→ **Instructions for the task**
For the copy, please give all of the data again exactly and leave the pictures out.
· · · · · · ·
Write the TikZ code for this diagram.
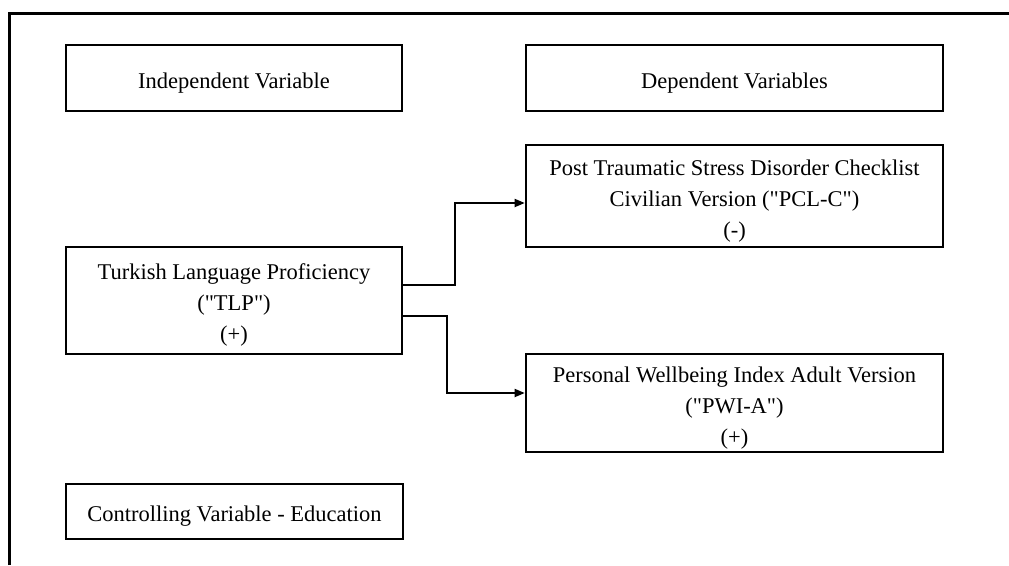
\documentclass[tikz,border=0pt]{standalone}
\usepackage{fontspec}
\setmainfont{Liberation Serif}
\usetikzlibrary{arrows.meta}
\newcommand{\topstrut}{\rule{0pt}{25pt}}

\begin{document}
\begin{tikzpicture}[x=1pt, y=-1pt,
		varbox/.style={draw, line width=2.6pt, rectangle, align=center, inner sep=0pt,
			font=\fontsize{22.5}{31}\selectfont},
		link/.style={line width=1.8pt, -{Triangle[length=10pt,width=8pt]}}]
		\useasboundingbox (0,0) rectangle (1009,565);
		\draw[line width=3pt] (9,565) -- (9,13) -- (1009,13);

		\node (indep)[varbox, minimum width=336pt, minimum height=66pt] at (234,78)  {\topstrut Independent Variable};
		\node (dep)[varbox, minimum width=417pt, minimum height=66pt] at (734.5,78)  {\topstrut Dependent Variables};

		\node (tlp)[varbox, minimum width=336pt, minimum height=107pt] at (234,300.5)  {\topstrut Turkish Language Proficiency\\(\textquotedbl TLP\textquotedbl)\\(+)};
		\node (pcl)[varbox, minimum width=417pt, minimum height=102pt] at (734.5,196)  {\topstrut Post Traumatic Stress Disorder Checklist\\Civilian Version (\textquotedbl PCL-C\textquotedbl)\\(-)};
		\node (pwi)[varbox, minimum width=417pt, minimum height=98pt] at (734.5,403)  {\topstrut Personal Wellbeing Index Adult Version\\(\textquotedbl PWI-A\textquotedbl)\\(+)};

		\node (ctrl)[varbox, minimum width=337pt, minimum height=55pt] at (234.5,511.5)  {\topstrut Controlling Variable - Education};

		\draw[link] ([yshift=15.5pt]tlp.east) -- ++(52,0) |- ([yshift=-7pt]pcl.west);
		\draw[link] ([yshift=-15.5pt]tlp.east) -- ++(44,0) |- ([yshift=10pt]pwi.west);
	\end{tikzpicture}
\end{document}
· · · · · · ·
→ **Answer for this exercise**
Write the TikZ code for this diagram.
\documentclass[tikz,border=0pt]{standalone}
\usepackage{fontspec}
\setmainfont{Liberation Serif}
\usetikzlibrary{arrows.meta}
\newcommand{\topstrut}{\rule{0pt}{25pt}}

\begin{document}
\begin{tikzpicture}[x=1pt, y=-1pt,
		varbox/.style={draw, line width=2.6pt, rectangle, align=center, inner sep=0pt,
			font=\fontsize{22.5}{31}\selectfont},
		link/.style={line width=1.8pt, -{Triangle[length=10pt,width=8pt]}}]
		\useasboundingbox (0,0) rectangle (1009,565);
		\draw[line width=3pt] (9,565) -- (9,13) -- (1009,13);

		\node (indep)[varbox, minimum width=336pt, minimum height=66pt] at (234,78)  {\topstrut Independent Variable};
		\node (dep)[varbox, minimum width=417pt, minimum height=66pt] at (734.5,78)  {\topstrut Dependent Variables};

		\node (tlp)[varbox, minimum width=336pt, minimum height=107pt] at (234,300.5)  {\topstrut Turkish Language Proficiency\\(\textquotedbl TLP\textquotedbl)\\(+)};
		\node (pcl)[varbox, minimum width=417pt, minimum height=102pt] at (734.5,196)  {\topstrut Post Traumatic Stress Disorder Checklist\\Civilian Version (\textquotedbl PCL-C\textquotedbl)\\(-)};
		\node (pwi)[varbox, minimum width=417pt, minimum height=98pt] at (734.5,403)  {\topstrut Personal Wellbeing Index Adult Version\\(\textquotedbl PWI-A\textquotedbl)\\(+)};

		\node (ctrl)[varbox, minimum width=337pt, minimum height=55pt] at (234.5,511.5)  {\topstrut Controlling Variable - Education};

		\draw[link] ([yshift=15.5pt]tlp.east) -- ++(52,0) |- ([yshift=-7pt]pcl.west);
		\draw[link] ([yshift=-15.5pt]tlp.east) -- ++(44,0) |- ([yshift=10pt]pwi.west);
	\end{tikzpicture}
\end{document}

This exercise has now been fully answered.